## The request
Copy the data exactly; pictures stay out of the copy.

** Start of Raw data **

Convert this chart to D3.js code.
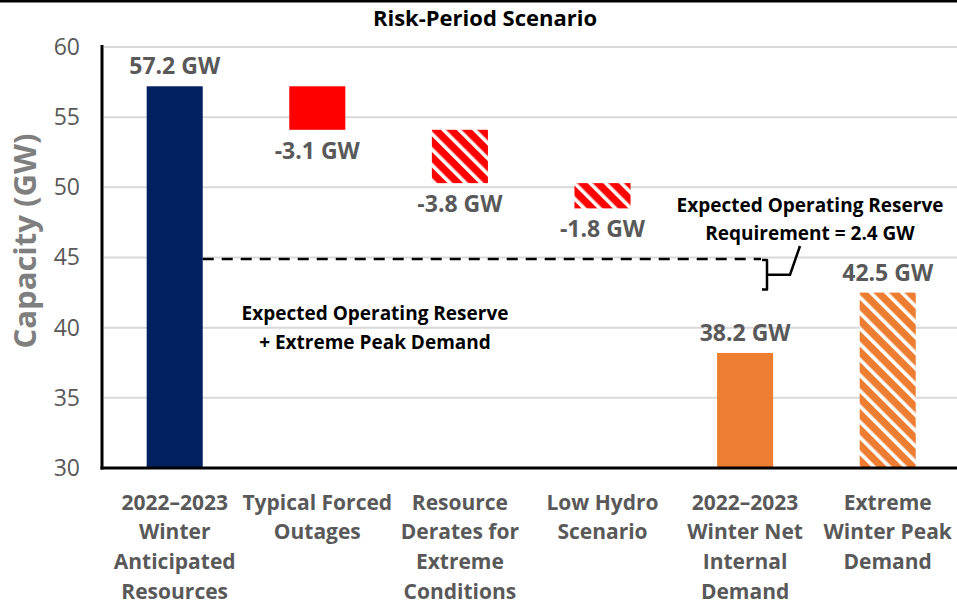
<!DOCTYPE html>
<html>
<head>
<meta charset="utf-8">
<script src="https://cdn.jsdelivr.net/npm/d3@7"></script>
<style>
  html, body { margin: 0; padding: 0; background: #fff; }
  svg { display: block; font-family: "Open Sans", Lato, sans-serif; }
</style>
</head>
<body>
<svg id="chart" width="957" height="605"></svg>
<script>
// Waterfall steps, in GW
const categories = [
  ["2022\u20132023", "Winter", "Anticipated", "Resources"],
  ["Typical Forced", "Outages"],
  ["Resource", "Derates for", "Extreme", "Conditions"],
  ["Low Hydro", "Scenario"],
  ["2022\u20132023", "Winter Net", "Internal", "Demand"],
  ["Extreme", "Winter Peak", "Demand"]
];
const stepValues = [57.2, -3.1, -3.8, -1.8, 38.2, 42.5];
const stepKinds  = ["total", "delta", "delta", "delta", "total", "total"];
const stepFills  = ["navy", "red", "redHatch", "redHatch", "orange", "orangeHatch"];
const yTicks = [30, 35, 40, 45, 50, 55, 60];
const reserveRequirement = 2.4;

const palette = { navy: "#002060", red: "#FF0000", orange: "#ED7D31" };
const FONT = '"Open Sans", Lato, sans-serif';

const svg = d3.select("#chart");
const W = 957, H = 605;

const y = d3.scaleLinear().domain([30, 60]).range([468, 47]);
const x = d3.scaleBand()
  .domain(d3.range(categories.length))
  .range([103.4, 959])
  .paddingInner(0.607)
  .paddingOuter(0.3035);

// diagonal hatch fills
const defs = svg.append("defs");
function hatch(id, color) {
  const p = defs.append("pattern")
    .attr("id", id)
    .attr("patternUnits", "userSpaceOnUse")
    .attr("width", 11).attr("height", 11)
    .attr("patternTransform", "rotate(45)");
  p.append("rect").attr("width", 11).attr("height", 11).attr("fill", "#fff");
  p.append("rect").attr("width", 11).attr("height", 7.4).attr("fill", color);
}
hatch("redHatch", palette.red);
hatch("orangeHatch", palette.orange);
const fillFor = k => k === "redHatch" ? "url(#redHatch)" :
                     k === "orangeHatch" ? "url(#orangeHatch)" : palette[k];

// top rule
svg.append("rect").attr("x", 0).attr("y", 0).attr("width", W).attr("height", 2.5).attr("fill", "#000");

// title
svg.append("text")
  .attr("x", 485).attr("y", 26)
  .attr("text-anchor", "middle")
  .attr("font-weight", 700).attr("font-size", 22).attr("fill", "#000")
  .text("Risk-Period Scenario");

// gridlines
svg.append("g").selectAll("line")
  .data(yTicks.filter(t => t > 30))
  .join("line")
  .attr("x1", 104).attr("x2", W)
  .attr("y1", d => y(d)).attr("y2", d => y(d))
  .attr("stroke", "#d9d9d9").attr("stroke-width", 2);

// y axis
const yAxis = svg.append("g")
  .attr("transform", "translate(102,0)")
  .call(d3.axisLeft(y).tickValues(yTicks).tickSize(0).tickPadding(22).tickFormat(d3.format("d")));
yAxis.select(".domain").remove();
yAxis.selectAll("text")
  .attr("font-family", FONT)
  .attr("font-size", 23).attr("fill", "#595959");

svg.append("text")
  .attr("transform", "translate(36,241) rotate(-90)")
  .attr("text-anchor", "middle")
  .attr("font-weight", 700).attr("font-size", 31).attr("fill", "#7f7f7f")
  .text("Capacity (GW)");

// floating bar extents
let running = 0;
const bars = stepValues.map((v, i) => {
  let lo, hi;
  if (stepKinds[i] === "total") { lo = 30; hi = v; running = v; }
  else { hi = running; lo = running + v; running = lo; }
  return { i, v, lo, hi, kind: stepKinds[i], fill: stepFills[i] };
});

svg.append("g").selectAll("rect")
  .data(bars)
  .join("rect")
  .attr("x", d => x(d.i))
  .attr("width", x.bandwidth())
  .attr("y", d => y(d.hi))
  .attr("height", d => y(d.lo) - y(d.hi))
  .attr("fill", d => fillFor(d.fill));

// value labels
svg.append("g").selectAll("text")
  .data(bars)
  .join("text")
  .attr("x", d => x(d.i) + x.bandwidth() / 2)
  .attr("y", d => d.kind === "total" ? y(d.hi) - 12 : y(d.lo) + 29)
  .attr("text-anchor", "middle")
  .attr("font-weight", 700).attr("font-size", 23).attr("fill", "#595959")
  .text(d => d.v.toFixed(1) + " GW");

// axis lines
svg.append("line").attr("x1", 102).attr("x2", 102).attr("y1", 45).attr("y2", 469.5)
  .attr("stroke", "#000").attr("stroke-width", 3);
svg.append("line").attr("x1", 100.5).attr("x2", W).attr("y1", 468).attr("y2", 468)
  .attr("stroke", "#000").attr("stroke-width", 3);

// category labels
const cat = svg.append("g").selectAll("text")
  .data(categories)
  .join("text")
  .attr("x", (d, i) => x(i) + x.bandwidth() / 2)
  .attr("y", 509.5)
  .attr("text-anchor", "middle")
  .attr("font-weight", 700).attr("font-size", 21).attr("fill", "#595959");
cat.selectAll("tspan")
  .data(d => d)
  .join("tspan")
  .attr("x", function () { return d3.select(this.parentNode).attr("x"); })
  .attr("dy", (d, j) => j === 0 ? 0 : 29.7)
  .text(d => d);

// reserve line: extreme peak demand + operating reserve
const peak = stepValues[5];
const reserveY = y(peak + reserveRequirement);
const peakY = y(peak);
svg.append("line")
  .attr("x1", x(0) + x.bandwidth()).attr("x2", 761)
  .attr("y1", reserveY).attr("y2", reserveY)
  .attr("stroke", "#000").attr("stroke-width", 2.5)
  .attr("stroke-dasharray", "11 8");

// bracket with leader
const bTop = reserveY + 1, bBot = peakY - 3, bMid = (bTop + bBot) / 2;
svg.append("path")
  .attr("d", `M762,${bTop} H767 V${bBot} H762 M767,${bMid} H790 L800,246`)
  .attr("fill", "none").attr("stroke", "#000").attr("stroke-width", 2.5)
  .attr("stroke-linejoin", "round");

// annotations
function note(cx, y0, lines) {
  const t = svg.append("text")
    .attr("x", cx).attr("y", y0)
    .attr("text-anchor", "middle")
    .attr("font-weight", 700).attr("font-size", 19).attr("fill", "#000");
  lines.forEach((s, j) => t.append("tspan").attr("x", cx).attr("dy", j ? 28.5 : 0).text(s));
}
note(810, 211.5, ["Expected Operating Reserve", "Requirement = 2.4 GW"]);
note(375, 320, ["Expected Operating Reserve", "+ Extreme Peak Demand"]);
</script>
</body>
</html>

** End of Raw data **

## Response to this task
Convert this chart to D3.js code.
<!DOCTYPE html>
<html>
<head>
<meta charset="utf-8">
<script src="https://cdn.jsdelivr.net/npm/d3@7"></script>
<style>
  html, body { margin: 0; padding: 0; background: #fff; }
  svg { display: block; font-family: "Open Sans", Lato, sans-serif; }
</style>
</head>
<body>
<svg id="chart" width="957" height="605"></svg>
<script>
// Waterfall steps, in GW
const categories = [
  ["2022\u20132023", "Winter", "Anticipated", "Resources"],
  ["Typical Forced", "Outages"],
  ["Resource", "Derates for", "Extreme", "Conditions"],
  ["Low Hydro", "Scenario"],
  ["2022\u20132023", "Winter Net", "Internal", "Demand"],
  ["Extreme", "Winter Peak", "Demand"]
];
const stepValues = [57.2, -3.1, -3.8, -1.8, 38.2, 42.5];
const stepKinds  = ["total", "delta", "delta", "delta", "total", "total"];
const stepFills  = ["navy", "red", "redHatch", "redHatch", "orange", "orangeHatch"];
const yTicks = [30, 35, 40, 45, 50, 55, 60];
const reserveRequirement = 2.4;

const palette = { navy: "#002060", red: "#FF0000", orange: "#ED7D31" };
const FONT = '"Open Sans", Lato, sans-serif';

const svg = d3.select("#chart");
const W = 957, H = 605;

const y = d3.scaleLinear().domain([30, 60]).range([468, 47]);
const x = d3.scaleBand()
  .domain(d3.range(categories.length))
  .range([103.4, 959])
  .paddingInner(0.607)
  .paddingOuter(0.3035);

// diagonal hatch fills
const defs = svg.append("defs");
function hatch(id, color) {
  const p = defs.append("pattern")
    .attr("id", id)
    .attr("patternUnits", "userSpaceOnUse")
    .attr("width", 11).attr("height", 11)
    .attr("patternTransform", "rotate(45)");
  p.append("rect").attr("width", 11).attr("height", 11).attr("fill", "#fff");
  p.append("rect").attr("width", 11).attr("height", 7.4).attr("fill", color);
}
hatch("redHatch", palette.red);
hatch("orangeHatch", palette.orange);
const fillFor = k => k === "redHatch" ? "url(#redHatch)" :
                     k === "orangeHatch" ? "url(#orangeHatch)" : palette[k];

// top rule
svg.append("rect").attr("x", 0).attr("y", 0).attr("width", W).attr("height", 2.5).attr("fill", "#000");

// title
svg.append("text")
  .attr("x", 485).attr("y", 26)
  .attr("text-anchor", "middle")
  .attr("font-weight", 700).attr("font-size", 22).attr("fill", "#000")
  .text("Risk-Period Scenario");

// gridlines
svg.append("g").selectAll("line")
  .data(yTicks.filter(t => t > 30))
  .join("line")
  .attr("x1", 104).attr("x2", W)
  .attr("y1", d => y(d)).attr("y2", d => y(d))
  .attr("stroke", "#d9d9d9").attr("stroke-width", 2);

// y axis
const yAxis = svg.append("g")
  .attr("transform", "translate(102,0)")
  .call(d3.axisLeft(y).tickValues(yTicks).tickSize(0).tickPadding(22).tickFormat(d3.format("d")));
yAxis.select(".domain").remove();
yAxis.selectAll("text")
  .attr("font-family", FONT)
  .attr("font-size", 23).attr("fill", "#595959");

svg.append("text")
  .attr("transform", "translate(36,241) rotate(-90)")
  .attr("text-anchor", "middle")
  .attr("font-weight", 700).attr("font-size", 31).attr("fill", "#7f7f7f")
  .text("Capacity (GW)");

// floating bar extents
let running = 0;
const bars = stepValues.map((v, i) => {
  let lo, hi;
  if (stepKinds[i] === "total") { lo = 30; hi = v; running = v; }
  else { hi = running; lo = running + v; running = lo; }
  return { i, v, lo, hi, kind: stepKinds[i], fill: stepFills[i] };
});

svg.append("g").selectAll("rect")
  .data(bars)
  .join("rect")
  .attr("x", d => x(d.i))
  .attr("width", x.bandwidth())
  .attr("y", d => y(d.hi))
  .attr("height", d => y(d.lo) - y(d.hi))
  .attr("fill", d => fillFor(d.fill));

// value labels
svg.append("g").selectAll("text")
  .data(bars)
  .join("text")
  .attr("x", d => x(d.i) + x.bandwidth() / 2)
  .attr("y", d => d.kind === "total" ? y(d.hi) - 12 : y(d.lo) + 29)
  .attr("text-anchor", "middle")
  .attr("font-weight", 700).attr("font-size", 23).attr("fill", "#595959")
  .text(d => d.v.toFixed(1) + " GW");

// axis lines
svg.append("line").attr("x1", 102).attr("x2", 102).attr("y1", 45).attr("y2", 469.5)
  .attr("stroke", "#000").attr("stroke-width", 3);
svg.append("line").attr("x1", 100.5).attr("x2", W).attr("y1", 468).attr("y2", 468)
  .attr("stroke", "#000").attr("stroke-width", 3);

// category labels
const cat = svg.append("g").selectAll("text")
  .data(categories)
  .join("text")
  .attr("x", (d, i) => x(i) + x.bandwidth() / 2)
  .attr("y", 509.5)
  .attr("text-anchor", "middle")
  .attr("font-weight", 700).attr("font-size", 21).attr("fill", "#595959");
cat.selectAll("tspan")
  .data(d => d)
  .join("tspan")
  .attr("x", function () { return d3.select(this.parentNode).attr("x"); })
  .attr("dy", (d, j) => j === 0 ? 0 : 29.7)
  .text(d => d);

// reserve line: extreme peak demand + operating reserve
const peak = stepValues[5];
const reserveY = y(peak + reserveRequirement);
const peakY = y(peak);
svg.append("line")
  .attr("x1", x(0) + x.bandwidth()).attr("x2", 761)
  .attr("y1", reserveY).attr("y2", reserveY)
  .attr("stroke", "#000").attr("stroke-width", 2.5)
  .attr("stroke-dasharray", "11 8");

// bracket with leader
const bTop = reserveY + 1, bBot = peakY - 3, bMid = (bTop + bBot) / 2;
svg.append("path")
  .attr("d", `M762,${bTop} H767 V${bBot} H762 M767,${bMid} H790 L800,246`)
  .attr("fill", "none").attr("stroke", "#000").attr("stroke-width", 2.5)
  .attr("stroke-linejoin", "round");

// annotations
function note(cx, y0, lines) {
  const t = svg.append("text")
    .attr("x", cx).attr("y", y0)
    .attr("text-anchor", "middle")
    .attr("font-weight", 700).attr("font-size", 19).attr("fill", "#000");
  lines.forEach((s, j) => t.append("tspan").attr("x", cx).attr("dy", j ? 28.5 : 0).text(s));
}
note(810, 211.5, ["Expected Operating Reserve", "Requirement = 2.4 GW"]);
note(375, 320, ["Expected Operating Reserve", "+ Extreme Peak Demand"]);
</script>
</body>
</html>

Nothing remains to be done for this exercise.